We need to do thorough food assessments, to look at why farmers markets are so white.
Many people look first and foremost in terms of income – poor people will go to No Frills because it has cheap food. It’s culture, too – there’s a clash of culture. There are no go zones for white farmers. You have to engage people. It’s about navigating in different cultures.
Selam: The steering committees or advisory boards of farmers markets need to do an assessment that asks people of colour about the barriers they experience in the markets. Job descriptions for farmers’ markets could include issues of education, accessibility, and culture. They could offer workshops to vendors on better ways of doing things, farming or processing.
We follow Anna Murtaugh’s 20-year journey from downtown Toronto where she learned to prepare food and create markets with her mother Elizabeth Harris to Ontario’s rocky Muskoka region where she learned to grow food with Dianne Kretschmar.
Anna met her husband Adam on Dianne’s farm, and in 2012, they headed east to New Carlisle, Quebec, and to the homestead of his grandmother. As teachers and part-time farmers, they are raising three children as well as various farm animals and tending a voluptuous garden that makes them almost self-sufficient in food.
Drawing on the legacies of Dianne’s farm and of Elizabeth’s markets, they were co-founders of a farmers market that brings anglophone and francophone farmers and vendors into a local park in the summer.
Farmers markets have been proliferating in urban centres like Toronto, reconnecting consumers to producers, in response to the distancing and alienation of a population that has little sense of where their food comes from. They become gathering places both for farmers to connect with other producers and for local residents to recreate a sense of community.
But there are many obstacles to farmers markets becoming truly accessible to all communities. As Anna concludes “It seems like organic food is only accessible to people who either have a lot of money or put a lot of importance on what they’re eating.” This also means that large markets like Toronto’s Brickworks appear awfully white, not reflecting the multi-racial population of the city. An anti-racist critique of urban agriculture has led to initiatives such as another Legacies partner, Leticia Deawuo, building Black Creek Community Farm to serve the racialized Jane-Finch neighbourhood. An onsite Harvest Share market is open to local residents on an honour system.
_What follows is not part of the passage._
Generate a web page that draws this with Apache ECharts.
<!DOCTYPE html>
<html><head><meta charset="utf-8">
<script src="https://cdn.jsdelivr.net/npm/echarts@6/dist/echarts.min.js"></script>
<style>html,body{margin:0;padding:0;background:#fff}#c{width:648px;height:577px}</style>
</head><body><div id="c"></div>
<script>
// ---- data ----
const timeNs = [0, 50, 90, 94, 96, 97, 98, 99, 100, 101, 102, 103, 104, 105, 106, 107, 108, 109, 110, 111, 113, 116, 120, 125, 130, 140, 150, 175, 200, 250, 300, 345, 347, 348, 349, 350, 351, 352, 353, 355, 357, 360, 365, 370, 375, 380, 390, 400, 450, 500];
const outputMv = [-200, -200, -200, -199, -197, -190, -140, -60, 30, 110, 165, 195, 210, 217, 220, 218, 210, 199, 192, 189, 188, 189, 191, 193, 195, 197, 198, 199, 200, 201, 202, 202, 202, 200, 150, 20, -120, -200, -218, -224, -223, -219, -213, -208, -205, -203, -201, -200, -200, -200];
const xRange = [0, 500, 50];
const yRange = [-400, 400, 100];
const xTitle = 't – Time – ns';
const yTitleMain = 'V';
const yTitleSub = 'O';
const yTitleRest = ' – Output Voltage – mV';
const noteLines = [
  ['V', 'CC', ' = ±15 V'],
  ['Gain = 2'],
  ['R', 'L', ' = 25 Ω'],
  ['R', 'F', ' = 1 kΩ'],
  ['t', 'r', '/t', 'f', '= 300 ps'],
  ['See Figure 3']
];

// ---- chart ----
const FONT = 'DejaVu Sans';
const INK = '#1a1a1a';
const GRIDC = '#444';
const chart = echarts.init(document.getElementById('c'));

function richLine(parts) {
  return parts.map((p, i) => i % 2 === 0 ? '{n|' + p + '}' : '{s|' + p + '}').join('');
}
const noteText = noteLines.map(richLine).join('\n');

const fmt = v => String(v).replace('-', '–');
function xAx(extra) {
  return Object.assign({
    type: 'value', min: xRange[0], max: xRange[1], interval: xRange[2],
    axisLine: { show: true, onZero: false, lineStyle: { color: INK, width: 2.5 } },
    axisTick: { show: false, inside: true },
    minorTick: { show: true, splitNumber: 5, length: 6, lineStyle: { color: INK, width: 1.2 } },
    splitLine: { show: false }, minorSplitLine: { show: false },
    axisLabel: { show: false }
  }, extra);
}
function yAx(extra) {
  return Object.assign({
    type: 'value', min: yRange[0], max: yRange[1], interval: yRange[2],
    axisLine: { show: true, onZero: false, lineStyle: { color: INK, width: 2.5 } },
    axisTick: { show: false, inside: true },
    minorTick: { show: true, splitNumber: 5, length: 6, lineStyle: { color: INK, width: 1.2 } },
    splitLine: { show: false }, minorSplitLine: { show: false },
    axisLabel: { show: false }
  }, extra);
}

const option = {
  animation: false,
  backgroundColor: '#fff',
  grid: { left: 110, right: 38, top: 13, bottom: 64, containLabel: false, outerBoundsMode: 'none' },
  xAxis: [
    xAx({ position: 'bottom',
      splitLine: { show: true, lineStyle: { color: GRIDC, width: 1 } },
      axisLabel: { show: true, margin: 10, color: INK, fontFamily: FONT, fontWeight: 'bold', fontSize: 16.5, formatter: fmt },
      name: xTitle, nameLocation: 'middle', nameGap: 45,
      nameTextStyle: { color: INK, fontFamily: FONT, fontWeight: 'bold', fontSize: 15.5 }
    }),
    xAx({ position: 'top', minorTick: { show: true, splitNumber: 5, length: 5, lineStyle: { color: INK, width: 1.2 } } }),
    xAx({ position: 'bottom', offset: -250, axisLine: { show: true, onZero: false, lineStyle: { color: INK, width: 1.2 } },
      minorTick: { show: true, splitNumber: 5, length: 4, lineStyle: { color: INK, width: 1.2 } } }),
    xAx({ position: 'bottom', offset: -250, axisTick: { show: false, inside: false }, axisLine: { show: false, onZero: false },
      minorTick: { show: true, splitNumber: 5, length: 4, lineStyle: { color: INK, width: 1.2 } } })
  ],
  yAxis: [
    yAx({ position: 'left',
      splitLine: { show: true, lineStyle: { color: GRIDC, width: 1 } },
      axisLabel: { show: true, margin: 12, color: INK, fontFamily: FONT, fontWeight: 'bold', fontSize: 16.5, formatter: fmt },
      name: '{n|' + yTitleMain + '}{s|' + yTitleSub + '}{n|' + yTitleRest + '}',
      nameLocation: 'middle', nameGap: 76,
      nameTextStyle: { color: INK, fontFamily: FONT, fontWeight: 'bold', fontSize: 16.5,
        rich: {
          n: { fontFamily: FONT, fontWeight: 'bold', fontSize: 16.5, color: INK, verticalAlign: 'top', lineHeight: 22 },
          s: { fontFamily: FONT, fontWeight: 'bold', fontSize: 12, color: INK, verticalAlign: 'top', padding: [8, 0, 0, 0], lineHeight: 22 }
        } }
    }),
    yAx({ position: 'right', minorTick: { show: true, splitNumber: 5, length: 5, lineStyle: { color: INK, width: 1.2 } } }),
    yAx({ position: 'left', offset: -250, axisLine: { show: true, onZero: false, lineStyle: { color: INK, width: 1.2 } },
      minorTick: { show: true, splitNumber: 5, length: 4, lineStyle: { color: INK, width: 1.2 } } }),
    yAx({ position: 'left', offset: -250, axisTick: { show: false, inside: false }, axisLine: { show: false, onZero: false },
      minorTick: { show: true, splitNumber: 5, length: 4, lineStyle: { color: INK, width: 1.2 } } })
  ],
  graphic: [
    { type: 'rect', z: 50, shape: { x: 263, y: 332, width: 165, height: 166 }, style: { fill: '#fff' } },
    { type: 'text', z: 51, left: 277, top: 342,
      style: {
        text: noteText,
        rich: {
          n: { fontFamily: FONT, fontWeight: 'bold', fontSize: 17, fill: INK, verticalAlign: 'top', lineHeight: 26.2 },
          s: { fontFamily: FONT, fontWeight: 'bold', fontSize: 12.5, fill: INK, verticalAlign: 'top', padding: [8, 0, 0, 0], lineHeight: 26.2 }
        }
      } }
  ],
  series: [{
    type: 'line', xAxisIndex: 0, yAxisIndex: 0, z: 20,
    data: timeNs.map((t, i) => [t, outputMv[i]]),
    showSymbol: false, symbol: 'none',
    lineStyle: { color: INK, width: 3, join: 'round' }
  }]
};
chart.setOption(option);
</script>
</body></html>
New immigrants to the neighbourhood bring their agricultural knowledge from their countries of origin, creating a unique fusion of food practices on the farm.
“Ontario still imports around $20 billion dollars of food, and 50% of that could be produced locally,” notes current Brickworks manager Marina Queirolo. But structural constraints abound, including government’s prioritizing large-scale industrial agriculture while offering few supports to small organic farmers. The process of organic certification is an expensive and bureaucratic undertaking that many organic producers cannot afford or navigate.
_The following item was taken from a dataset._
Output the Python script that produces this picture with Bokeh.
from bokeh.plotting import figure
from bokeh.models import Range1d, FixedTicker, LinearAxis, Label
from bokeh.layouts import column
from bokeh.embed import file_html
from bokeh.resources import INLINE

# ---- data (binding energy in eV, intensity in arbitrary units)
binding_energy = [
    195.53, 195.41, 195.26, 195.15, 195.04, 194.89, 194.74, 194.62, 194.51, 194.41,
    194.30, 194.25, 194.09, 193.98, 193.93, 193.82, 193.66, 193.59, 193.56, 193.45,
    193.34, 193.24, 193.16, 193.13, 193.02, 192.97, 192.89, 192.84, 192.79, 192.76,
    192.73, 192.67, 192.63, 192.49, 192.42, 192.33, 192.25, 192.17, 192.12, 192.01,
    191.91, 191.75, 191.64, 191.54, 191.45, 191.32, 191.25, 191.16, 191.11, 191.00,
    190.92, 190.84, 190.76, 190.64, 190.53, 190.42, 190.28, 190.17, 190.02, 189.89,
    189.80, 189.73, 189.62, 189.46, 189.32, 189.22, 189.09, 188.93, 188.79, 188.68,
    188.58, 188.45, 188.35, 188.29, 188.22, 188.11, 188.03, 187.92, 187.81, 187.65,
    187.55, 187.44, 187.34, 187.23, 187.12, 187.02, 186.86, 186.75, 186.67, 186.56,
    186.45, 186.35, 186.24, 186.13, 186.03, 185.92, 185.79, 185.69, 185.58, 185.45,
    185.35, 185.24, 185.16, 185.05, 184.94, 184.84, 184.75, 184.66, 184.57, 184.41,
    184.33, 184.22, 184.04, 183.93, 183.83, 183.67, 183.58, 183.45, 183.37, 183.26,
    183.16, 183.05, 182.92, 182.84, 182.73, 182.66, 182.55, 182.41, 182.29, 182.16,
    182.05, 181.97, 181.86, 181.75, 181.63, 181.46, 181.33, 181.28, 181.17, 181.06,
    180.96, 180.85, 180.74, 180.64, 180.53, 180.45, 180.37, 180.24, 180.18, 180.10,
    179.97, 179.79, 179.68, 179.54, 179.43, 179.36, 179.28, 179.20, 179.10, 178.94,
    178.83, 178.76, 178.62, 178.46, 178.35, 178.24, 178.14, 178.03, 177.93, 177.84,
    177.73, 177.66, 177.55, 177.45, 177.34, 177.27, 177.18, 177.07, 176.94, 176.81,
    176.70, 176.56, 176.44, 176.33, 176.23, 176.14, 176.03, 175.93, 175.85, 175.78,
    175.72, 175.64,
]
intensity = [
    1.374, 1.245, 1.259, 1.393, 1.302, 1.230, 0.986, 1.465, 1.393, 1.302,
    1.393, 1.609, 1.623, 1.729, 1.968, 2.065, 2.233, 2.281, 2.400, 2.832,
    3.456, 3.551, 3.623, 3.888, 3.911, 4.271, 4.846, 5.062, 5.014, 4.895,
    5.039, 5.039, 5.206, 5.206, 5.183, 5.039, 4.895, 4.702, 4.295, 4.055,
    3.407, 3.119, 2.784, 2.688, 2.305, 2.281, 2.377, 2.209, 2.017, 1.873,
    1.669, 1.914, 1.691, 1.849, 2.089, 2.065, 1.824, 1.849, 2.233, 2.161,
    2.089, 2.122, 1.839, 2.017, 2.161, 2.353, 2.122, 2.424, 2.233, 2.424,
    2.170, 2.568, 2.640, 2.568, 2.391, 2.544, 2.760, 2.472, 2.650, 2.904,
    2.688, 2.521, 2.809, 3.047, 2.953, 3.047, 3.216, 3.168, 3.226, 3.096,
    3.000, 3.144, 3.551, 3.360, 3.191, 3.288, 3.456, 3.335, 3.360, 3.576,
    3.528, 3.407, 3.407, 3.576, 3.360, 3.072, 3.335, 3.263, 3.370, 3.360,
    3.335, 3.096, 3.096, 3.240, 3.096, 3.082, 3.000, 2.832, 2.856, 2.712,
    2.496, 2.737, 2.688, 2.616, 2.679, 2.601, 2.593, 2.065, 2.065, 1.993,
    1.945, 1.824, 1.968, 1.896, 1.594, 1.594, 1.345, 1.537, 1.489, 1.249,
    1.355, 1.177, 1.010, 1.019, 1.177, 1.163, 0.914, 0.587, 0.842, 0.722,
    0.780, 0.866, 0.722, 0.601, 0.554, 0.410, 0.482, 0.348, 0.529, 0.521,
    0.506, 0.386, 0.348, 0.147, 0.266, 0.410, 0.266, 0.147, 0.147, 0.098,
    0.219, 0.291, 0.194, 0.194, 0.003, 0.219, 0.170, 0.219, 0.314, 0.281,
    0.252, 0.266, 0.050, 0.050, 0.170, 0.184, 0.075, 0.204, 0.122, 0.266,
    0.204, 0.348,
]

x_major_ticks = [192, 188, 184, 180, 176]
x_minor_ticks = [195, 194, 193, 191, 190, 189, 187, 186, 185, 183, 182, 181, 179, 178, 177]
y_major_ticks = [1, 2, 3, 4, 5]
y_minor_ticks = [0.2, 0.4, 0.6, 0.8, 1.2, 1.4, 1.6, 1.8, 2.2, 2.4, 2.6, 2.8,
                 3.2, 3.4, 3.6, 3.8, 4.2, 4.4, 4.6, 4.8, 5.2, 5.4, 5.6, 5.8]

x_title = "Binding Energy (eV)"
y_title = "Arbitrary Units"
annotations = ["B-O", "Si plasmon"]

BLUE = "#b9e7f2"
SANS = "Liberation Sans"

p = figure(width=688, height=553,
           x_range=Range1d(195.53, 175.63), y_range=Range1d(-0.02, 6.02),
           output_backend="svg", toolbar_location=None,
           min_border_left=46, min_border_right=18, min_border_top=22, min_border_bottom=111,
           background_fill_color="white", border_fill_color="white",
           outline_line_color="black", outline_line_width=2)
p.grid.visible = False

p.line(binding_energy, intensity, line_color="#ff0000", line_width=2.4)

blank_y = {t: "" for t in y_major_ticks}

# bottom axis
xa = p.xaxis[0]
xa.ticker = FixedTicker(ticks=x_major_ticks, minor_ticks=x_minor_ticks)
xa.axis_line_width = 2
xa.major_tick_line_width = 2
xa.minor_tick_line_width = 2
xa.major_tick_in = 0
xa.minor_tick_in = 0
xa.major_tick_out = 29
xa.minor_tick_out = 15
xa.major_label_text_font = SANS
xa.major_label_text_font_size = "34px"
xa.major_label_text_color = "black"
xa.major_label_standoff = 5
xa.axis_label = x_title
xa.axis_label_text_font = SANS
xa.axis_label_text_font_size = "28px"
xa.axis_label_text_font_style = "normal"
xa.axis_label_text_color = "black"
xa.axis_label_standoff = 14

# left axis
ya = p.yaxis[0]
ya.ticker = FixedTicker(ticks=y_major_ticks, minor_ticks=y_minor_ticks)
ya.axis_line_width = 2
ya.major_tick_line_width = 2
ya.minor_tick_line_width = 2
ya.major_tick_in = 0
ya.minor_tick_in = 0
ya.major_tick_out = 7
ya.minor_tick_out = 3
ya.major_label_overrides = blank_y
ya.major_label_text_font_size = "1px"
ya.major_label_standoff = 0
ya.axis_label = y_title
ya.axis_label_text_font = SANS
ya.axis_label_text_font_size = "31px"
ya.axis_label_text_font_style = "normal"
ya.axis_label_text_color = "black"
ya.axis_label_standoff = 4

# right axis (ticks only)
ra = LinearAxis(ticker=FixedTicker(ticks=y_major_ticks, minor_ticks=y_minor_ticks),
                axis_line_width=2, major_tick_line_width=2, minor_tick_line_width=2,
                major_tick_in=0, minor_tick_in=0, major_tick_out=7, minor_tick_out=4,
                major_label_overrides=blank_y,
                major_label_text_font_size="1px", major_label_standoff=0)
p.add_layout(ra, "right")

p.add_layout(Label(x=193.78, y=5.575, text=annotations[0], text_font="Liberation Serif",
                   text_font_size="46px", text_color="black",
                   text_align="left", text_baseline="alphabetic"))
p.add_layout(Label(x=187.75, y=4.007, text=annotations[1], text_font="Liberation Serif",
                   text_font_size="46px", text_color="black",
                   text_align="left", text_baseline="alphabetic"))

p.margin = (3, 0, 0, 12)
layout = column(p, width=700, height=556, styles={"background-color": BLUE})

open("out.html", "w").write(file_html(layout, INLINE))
This video serves as a catalyst for critical discussion about the history of farmers markets, and their potential and limits in the current food system. The Digging In guide raises questions, suggests field visits, and offers links to other videos, websites, and readings. See also the contributions of our Mexican collaborators and of anti-racist food activists in Toronto, who raise critical questions about who is served in farmers markets.
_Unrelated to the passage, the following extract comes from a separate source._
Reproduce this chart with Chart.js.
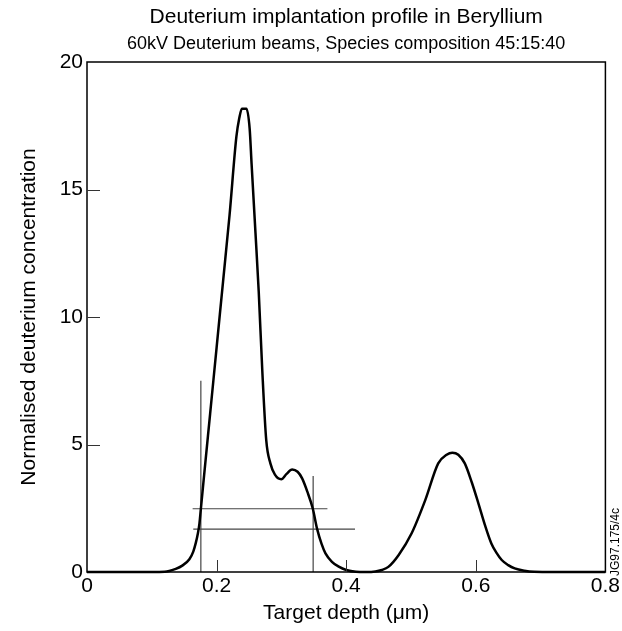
<!DOCTYPE html>
<html>
<head>
<meta charset="utf-8">
<script src="https://cdn.jsdelivr.net/npm/chart.js@4.4.1/dist/chart.umd.min.js"></script>
<style>
  html, body { margin: 0; padding: 0; background: #fff; }
  #wrap { width: 622px; height: 631px; }
</style>
</head>
<body>
<div id="wrap"><canvas id="profile"></canvas></div>
<script>
// Depth profile (um, normalised concentration)
const depth = [0, 0.05, 0.1, 0.12, 0.127, 0.137, 0.147, 0.158, 0.164, 0.168, 0.171, 0.1735, 0.1757, 0.18, 0.19, 0.2, 0.21, 0.22,
    0.2305, 0.235, 0.239, 0.246, 0.251, 0.254, 0.26, 0.265, 0.2705, 0.2766, 0.283, 0.29, 0.2998, 0.308, 0.3166, 0.325,
    0.332, 0.34, 0.3485, 0.355, 0.362, 0.368, 0.378, 0.3885, 0.4, 0.415, 0.43, 0.445, 0.455, 0.465, 0.481, 0.501,
    0.522, 0.542, 0.555, 0.5638, 0.573, 0.583, 0.594, 0.604, 0.614, 0.624, 0.632, 0.64, 0.65, 0.66, 0.675, 0.69, 0.72, 0.8];
const conc = [0, 0, 0, 0.01, 0.04, 0.12, 0.25, 0.5, 0.8, 1.15, 1.5, 1.9, 2.48, 3.6, 6.2, 8.8, 11.4, 14.0,
    17.06, 17.8, 18.17, 18.17, 17.39, 16.0, 13.3, 11.0, 7.9, 5.17, 4.26, 3.82, 3.64, 3.85, 4.02, 3.93,
    3.67, 3.15, 2.48, 1.7, 1.1, 0.73, 0.4, 0.21, 0.08, 0.01, 0, 0.02, 0.08, 0.2, 0.67, 1.52,
    2.82, 4.26, 4.6, 4.68, 4.6, 4.26, 3.5, 2.69, 1.85, 1.12, 0.75, 0.47, 0.27, 0.14, 0.05, 0.01, 0, 0];

// construction lines (width markers)
const markerX = [0.1757, 0.349];
const markerTop = [7.5, 3.76];
const levelY = [2.48, 1.68];
const levelFrom = [0.163, 0.164];
const levelTo = [0.371, 0.4136];

const xTicks = [0.2, 0.4, 0.6];
const yTicks = [5, 10, 15];

const titleText = "Deuterium implantation profile in Beryllium";
const subtitleText = "60kV Deuterium beams, Species composition 45:15:40";
const refText = "JG97.175/4c";

const FONT = "'Liberation Sans', Arial, Helvetica, sans-serif";
Chart.defaults.font.family = FONT;
Chart.defaults.color = "#000";

const profilePoints = depth.map((d, i) => ({ x: d, y: conc[i] }));

const markerSets = [];
markerX.forEach((x, i) => {
    markerSets.push({
        data: [{ x: x, y: 0 }, { x: x, y: markerTop[i] }],
        borderColor: "#444", borderWidth: 1.2, pointRadius: 0, tension: 0, clip: false
    });
});
levelY.forEach((y, i) => {
    markerSets.push({
        data: [{ x: levelFrom[i], y: y }, { x: levelTo[i], y: y }],
        borderColor: "#444", borderWidth: 1.2, pointRadius: 0, tension: 0, clip: false
    });
});

// frame, inward ticks, titles and the reference tag
const decorations = {
    id: "decorations",
    afterDatasetsDraw(chart) {
        const { ctx, chartArea: a, scales } = chart;
        ctx.save();
        ctx.strokeStyle = "#000";
        ctx.lineWidth = 1.5;
        ctx.strokeRect(a.left, a.top, a.right - a.left, a.bottom - a.top);

        ctx.lineWidth = 1;
        ctx.strokeStyle = "#333";
        ctx.beginPath();
        yTicks.forEach(v => {
            const y = Math.round(scales.y.getPixelForValue(v)) + 0.5;
            ctx.moveTo(a.left, y);
            ctx.lineTo(a.left + 13, y);
        });
        xTicks.forEach(v => {
            const x = Math.round(scales.x.getPixelForValue(v)) + 0.5;
            ctx.moveTo(x, a.bottom);
            ctx.lineTo(x, a.bottom - 12);
        });
        ctx.stroke();

        const cx = (a.left + a.right) / 2;
        ctx.fillStyle = "#000";
        ctx.textAlign = "center";
        ctx.textBaseline = "middle";
        ctx.font = "21px " + FONT;
        ctx.fillText(titleText, cx, 17);
        ctx.font = "18px " + FONT;
        ctx.fillText(subtitleText, cx, 44);

        ctx.translate(615.5, 542);
        ctx.rotate(-Math.PI / 2);
        ctx.font = "12px " + FONT;
        ctx.fillText(refText, 0, 0);
        ctx.restore();
    }
};

new Chart(document.getElementById("profile"), {
    type: "line",
    data: {
        datasets: [{
            data: profilePoints,
            borderColor: "#000",
            borderWidth: 2.5,
            pointRadius: 0,
            cubicInterpolationMode: "monotone",
            clip: false
        }].concat(markerSets)
    },
    options: {
        responsive: true,
        maintainAspectRatio: false,
        animation: false,
        layout: { padding: { top: 62, right: 14, left: 0, bottom: 0 } },
        plugins: { legend: { display: false }, tooltip: { enabled: false } },
        scales: {
            x: {
                type: "linear",
                min: 0, max: 0.8,
                grid: { display: false, drawTicks: false },
                border: { display: false },
                ticks: { stepSize: 0.2, padding: 2, font: { size: 21 }, maxRotation: 0 },
                title: { display: true, text: "Target depth (μm)", font: { size: 21 }, padding: { top: 0, bottom: 5 } },
                afterFit: scale => { scale.height = 59; }
            },
            y: {
                min: 0, max: 20,
                grid: { display: false, drawTicks: false },
                border: { display: false },
                ticks: { stepSize: 5, padding: 4, font: { size: 21 } },
                title: { display: true, text: "Normalised deuterium concentration", font: { size: 21 }, padding: { top: 17, bottom: 0 } },
                afterFit: scale => { scale.width = 87; }
            }
        }
    },
    plugins: [decorations]
});
</script>
</body>
</html>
This video is dedicated to the memory of Elizabeth Harris, Anna’s mother, who is honoured with a plaque in the Brickworks market that she founded. Dianne Kretschmar remembers Elizabeth when she says: “It’s about connections. I think that’s the whole secret to good health, really, to connect people with their food. Elizabeth always said that I was her farmer, not only me but all kinds of other people. When you sat down to dinner at Elizabeth’s table, she knew individually the person who produced everything on the table.”